25 Ağustos 2007 Cumartesi

İnecek var, köprüde dur!

Ekildim... hem de bunca yıldır her türlü reddedilme şeklini yaşadım derken... “Hayatımda bundan sonra görebileceğim hiçbir şey beni şaşırtamaz” mottosunu kendimize yol gösterici olarak kabul edersek, şaşkınlıktan ne yapacağımızı bilemediğimiz hallerde de bir dayanak noktamız olabiliyor: “Hele bunu da yaşadıktan sonra, hayatta hiçbir şey beni şaşırtamaz.” (bunu ne kadar sıklıkta tekrarladığınız önemli değil)
Eskiden erkeklerin sizinle vakit geçirmek istemediğini gösteren kalıplaşmış cümleler vardı “bakarız, herhalde olur, işim uzamazsa ararım, ama bu gece maç var, sabaha kadar çalışmam gerek...” şimdilerde en heyecanlı göründükleri durumlarda bile hiçbir neden göstermeden ortadan yok olabiliyorlar.
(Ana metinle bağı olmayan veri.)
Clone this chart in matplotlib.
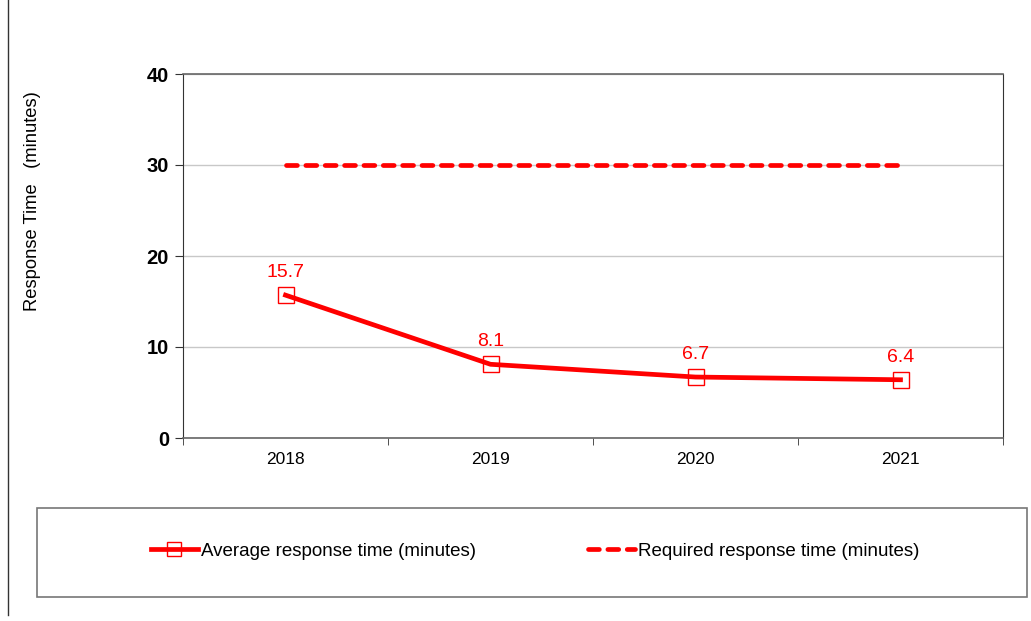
import matplotlib.pyplot as plt
from matplotlib.lines import Line2D
from matplotlib.patches import Rectangle

plt.rcParams['font.family'] = ['Liberation Sans', 'DejaVu Sans']

years = ["2018", "2019", "2020", "2021"]
avg_time = [15.7, 8.1, 6.7, 6.4]
required_time = [30, 30, 30, 30]
y_ticks = [0, 10, 20, 30, 40]

fig = plt.figure(figsize=(10.31, 6.21), dpi=100)
ax = fig.add_axes([183/1031, 1-438/621, 820/1031, 364/621])

x = list(range(len(years)))
ax.plot(x, avg_time, color='red', lw=3.4, marker='s', markersize=12,
        markerfacecolor='none', markeredgecolor='red', markeredgewidth=1.0,
        label='Average response time (minutes)', zorder=3)
ax.plot(x, required_time, color='red', lw=3.4, ls=(0, (2.3, 1.8)),
        dash_capstyle='round', label='Required response time (minutes)', zorder=3)

for xi, v in zip(x, avg_time):
    ax.annotate(f"{v}", (xi, v), xytext=(0, 13), textcoords='offset points',
                ha='center', va='baseline', color='red', fontsize=14)

ax.set_xlim(-0.5, len(years) - 0.5)
ax.set_ylim(0, 40)
ax.set_yticks(y_ticks)
ax.set_yticklabels([str(t) for t in y_ticks], fontsize=14.5, fontweight='bold')
ax.set_xticks(x)
ax.set_xticklabels(years, fontsize=12.5)
ax.set_xticks([i - 0.5 for i in range(len(years) + 1)], minor=True)
ax.tick_params(axis='x', which='major', length=0, pad=10)
ax.tick_params(axis='x', which='minor', length=5, direction='out', color='#333')
ax.tick_params(axis='y', length=6, direction='out', color='#333', pad=4)
ax.yaxis.grid(True, color='#c8c8c8', lw=1)
ax.set_axisbelow(True)
for s in ['left', 'right']:
    ax.spines[s].set_color('#333')
for s in ['top', 'bottom']:
    ax.spines[s].set_color('#666')
    ax.spines[s].set_linewidth(1.2)

fig.text(33/1031, 1-201/621, "Response Time   (minutes)", rotation=90,
         ha='center', va='center', fontsize=13.2)

# legend box
fig.patches.append(Rectangle((37/1031, 1-597/621), 990/1031, 89/621,
                             transform=fig.transFigure, fill=False,
                             edgecolor='#777', lw=1.2))
handles, labels = ax.get_legend_handles_labels()
fig.legend(handles, labels, loc='center', bbox_to_anchor=(535/1031, 1-551/621),
           ncol=2, frameon=False, fontsize=13.5, handlelength=2.5,
           handletextpad=0.15, columnspacing=6.0, markerscale=0.8)

# left border line
fig.add_artist(Line2D([8/1031, 8/1031], [1-615/621, 1], transform=fig.transFigure,
                      color='#333', lw=1))

fig.savefig('out.png', dpi=100)
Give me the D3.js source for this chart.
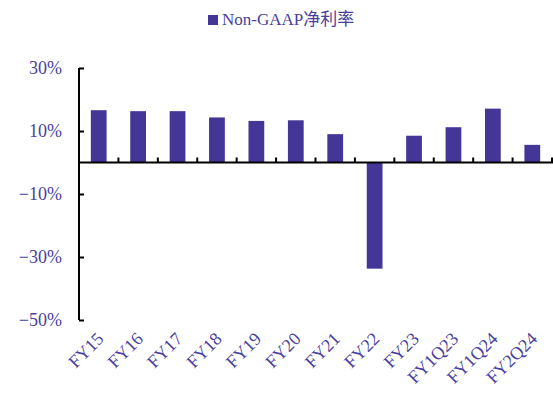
<!DOCTYPE html>
<html>
<head>
<meta charset="utf-8">
<script src="https://cdn.jsdelivr.net/npm/d3@7"></script>
<style>
  html, body { margin: 0; padding: 0; background: #fff; }
  svg { display: block; }
  text { font-family: "Liberation Serif", "Noto Sans CJK SC", serif; }
</style>
</head>
<body>
<svg id="chart" width="553" height="394"></svg>
<script>
// Non-GAAP net margin by period (%)
const categories = ["FY15", "FY16", "FY17", "FY18", "FY19", "FY20", "FY21", "FY22", "FY23", "FY1Q23", "FY1Q24", "FY2Q24"];
const margin = [16.6, 16.3, 16.3, 14.3, 13.2, 13.4, 9.0, -33.7, 8.5, 11.2, 17.1, 5.6];
const yTicks = [30, 10, -10, -30, -50];
const seriesName = "Non-GAAP净利率";

const barColor = "#433696";
const textColor = "#4a3f9e";

const svg = d3.select("#chart");
const W = 553, H = 394;
const plotLeft = 79, plotRight = 552, plotTop = 68, plotBottom = 320;

svg.append("rect").attr("width", W).attr("height", H).attr("fill", "#fff");

const x = d3.scaleBand().domain(categories).range([plotLeft, plotRight]).paddingInner(0.6).paddingOuter(0.3);
const xEdge = d3.scaleBand().domain(categories).range([plotLeft, plotRight]).padding(0);
const y = d3.scaleLinear().domain([-50, 30]).range([plotBottom, plotTop]);

// bars
svg.append("g").selectAll("rect")
  .data(categories)
  .join("rect")
  .attr("x", d => x(d))
  .attr("width", x.bandwidth())
  .attr("y", (d, i) => y(Math.max(0, margin[i])))
  .attr("height", (d, i) => Math.abs(y(margin[i]) - y(0)))
  .attr("fill", barColor);

// y axis
const yAxis = d3.axisRight(y).tickValues(yTicks).tickSize(5).tickFormat("");
const gy = svg.append("g").attr("transform", `translate(${plotLeft},0)`).call(yAxis);
gy.select(".domain").attr("d", `M0,${plotTop}V${plotBottom}`).attr("stroke", "#000").attr("stroke-width", 2);
gy.selectAll(".tick line").attr("stroke", "#000").attr("stroke-width", 2);

svg.append("g").selectAll("text")
  .data(yTicks)
  .join("text")
  .attr("x", 62)
  .attr("y", d => y(d))
  .attr("dy", "0.35em")
  .attr("text-anchor", "end")
  .attr("fill", textColor)
  .attr("font-size", 18)
  .text(d => (d < 0 ? "\u2212" : "") + Math.abs(d) + "%");

// zero baseline with category separators
const gx = svg.append("g").attr("transform", `translate(0,${y(0)})`);
gx.append("line").attr("x1", plotLeft).attr("x2", W).attr("stroke", "#000").attr("stroke-width", 2);
gx.selectAll("line.sep")
  .data(categories)
  .join("line")
  .attr("class", "sep")
  .attr("x1", d => xEdge(d) + xEdge.bandwidth())
  .attr("x2", d => xEdge(d) + xEdge.bandwidth())
  .attr("y1", 0).attr("y2", -5)
  .attr("stroke", "#000").attr("stroke-width", 2);

// category labels along the bottom, rotated
svg.append("g").selectAll("text")
  .data(categories)
  .join("text")
  .attr("transform", d => `translate(${x(d) + x.bandwidth() / 2 + 6},${plotBottom + 20}) rotate(-45)`)
  .attr("text-anchor", "end")
  .attr("fill", textColor)
  .attr("font-size", 18)
  .text(d => d);

// legend
const lg = svg.append("g").attr("transform", "translate(208,15)");
lg.append("rect").attr("width", 10).attr("height", 10).attr("fill", barColor);
lg.append("text").attr("x", 14).attr("y", 10).attr("fill", textColor).attr("font-size", 17).text(seriesName);
</script>
</body>
</html>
Acaba biri erkeklere, kadınların ne yapacaklarını bilemedikleri anlarda yanlış çıkışlar yapmak yerine, tepkisiz kalmayı seçtikleri hakkında bir tiyo mu verdi?
Günü (Perşembe), saati(8) ve yerine (İstanbul Modern) kadar Çarşamba akşamüstü konuşulan programın ardından, Perşembe günü saat 9 civarlarında “çok özür dilerim unuttum” sözleriyle karşılaştığında bir kadın , adamın bu kısacık lafla söylemek istediklerinin altında yatan esas nedenin ne olduğunu düşünmelidir?
a- sana seni istemediğimi söylemenin en kolay yolu buydu
b- gerçekten unuttum bende Alzheimer başlangıcı var,
c- seni pek önemsemediğim için aklıma bile gelmedin
d- yalan söylemek istemedim ben bu kadar dangalak bir adamım işte
e- dengesizlik dalında dünya şampiyonası Türkiye adayıyım
f- sana sadistçe acı çektirmekten büyük bir zevk alıyorum. Sm gruplarına üyeyim
g- derin mana falan yok .

Binlerce senaryo yazabilirdim ya da onu hayatımdan çıkarabilirdim tek laf etmeden, oysa ben olgun bir insan olarak, sakince telefonu elime alıp “ne oldu, nerdesin?” dedim, hesap sormadan. O anda her kadının aklından geçen “anneannemi hastaneye kaldırdık, babamın başına tuğla düştü, ablamın silikonu patladı,” gibi bahanelerden birini duymayı beklerken, karşımdaki adam “unuttum” dedi. Bu tek kelimeyi edip susan, benle konuşurken cümlelerini birbirine bağlayan, yarım saat astığı tablolar ve yediği yemekler hakkında konuşan, iki gün ortadan kaybolduğumda nerede olduğumu sormak için gece on birde beni arayanla aynı adam.
Ben bütün gün saçımı yıkadığım için şekle girmemesine söylenip dururken aslında o adamın saçımın nasıl olduğunu görmeyeceğini hesaba katmamıştım. Öğleden sonra gönderdiğim mesajı dört saat sonra hala cevaplamamış olmasından biraz şüphelenmeye başlamışsam da çoktan giyinmiş olarak kendimi dışarı attığımdan, saat yedi olduğunda sinirden önümdeki hamburgeri bitirmiş, rujumu yemiş ve kırmadan önce bira şişemi garsona iade edip yenisini istemiştim.
Şimdi masada tek başıma otururken de hisettiğim gibi ona kızgınım. Bana yalan söylememiş olduğu için... Bir kadını hayatından çıkarmanın en kesin yolunu tek sözcükle özetledi, “benim ondan beklentilerim yok” dediğim adam. “Ben de seni unutacağım zaten” demenin ne kadar acınası bir davranış olduğunu genç yaşlarda öğrenmiş olarak, ağlamadan önce telefonu kapatmayı başardım. “Siz kimdiniz tanıyamadım” ve “telefon çekmiyor duyamıyorum” otobüs hattında, sondan bir durak önce “unuttum” da indim. “bu son olsun” tramvayı nerede acaba?

1 yorum:

Maj dedi ki...

Oldukca uzun zamandir blog okumuyordum. (Kimsenin hanesine ili$memek?) Iki yazini da hüplettim, affedersin.